Profit is not exploitation. It’s compensation for time, risk, and planning.
Karl Marx proposed the abolition of the market economy. He argued it was obsolete and should be replaced by a new, fairer system without private ownership of the means of production. The state would manage them.
But what would happen then? How would the state know what to produce?
Ludwig von Mises posed that question in 1920 and demonstrated that socialism has no adequate answer. Without market prices, there is no way to compare costs or make trade-offs.
No real prices = no real economy.
Mises didn’t say socialism lacks morality. He argued it lacks logic.

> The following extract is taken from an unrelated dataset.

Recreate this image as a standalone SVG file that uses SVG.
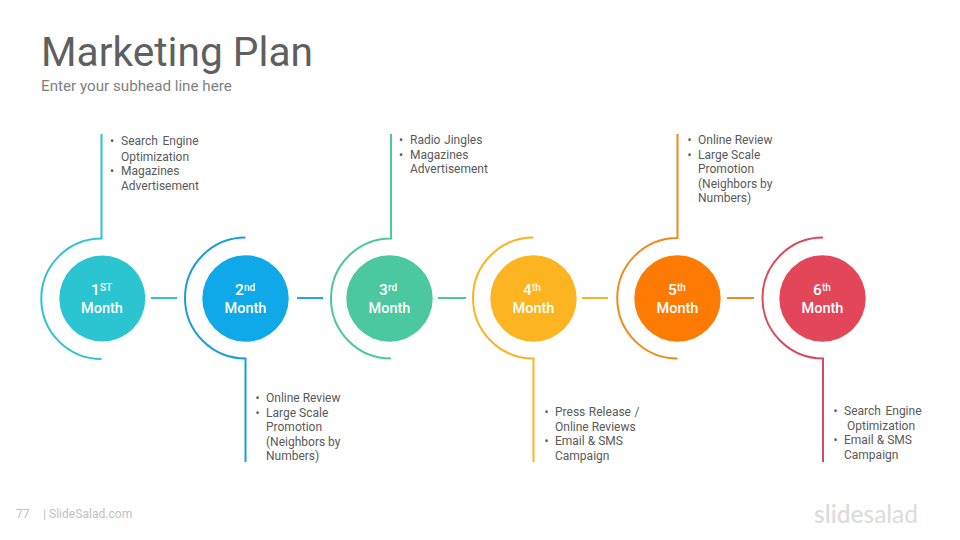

F.A. Hayek went a step further. He showed that no state central planner can match the knowledge dispersed throughout society.
Prices are not just numbers. They are signals — reflecting local needs, priorities, and scarcities.
Prices convey that knowledge. They allow individuals to coordinate without any central planner needing to understand the whole picture. No expert, no algorithm, no five-year plan can replace that.
By the mid-20th century, Marxist theory had collapsed.
Menger refuted the labor theory of value. Böhm-Bawerk dismantled surplus value. Mises exposed the limits of central planning. Hayek explained why decentralization matters.
The Austrians didn’t just criticize Marx. They offered a more coherent framework — based on individual choice, not class struggle.
Why is this important now? Because Marx’s bad ideas never really die.
Price controls. Central planning. Constant demonization of profit.
Every time we forget what destroyed Marxism, it returns — with new slogans, and old consequences.
Most students never learn this story. They don’t know how Marx was defeated. They don’t know why the Austrians won. And they don’t realize how many bad ideas today reflect the same Marxist fallacies — just rebranded.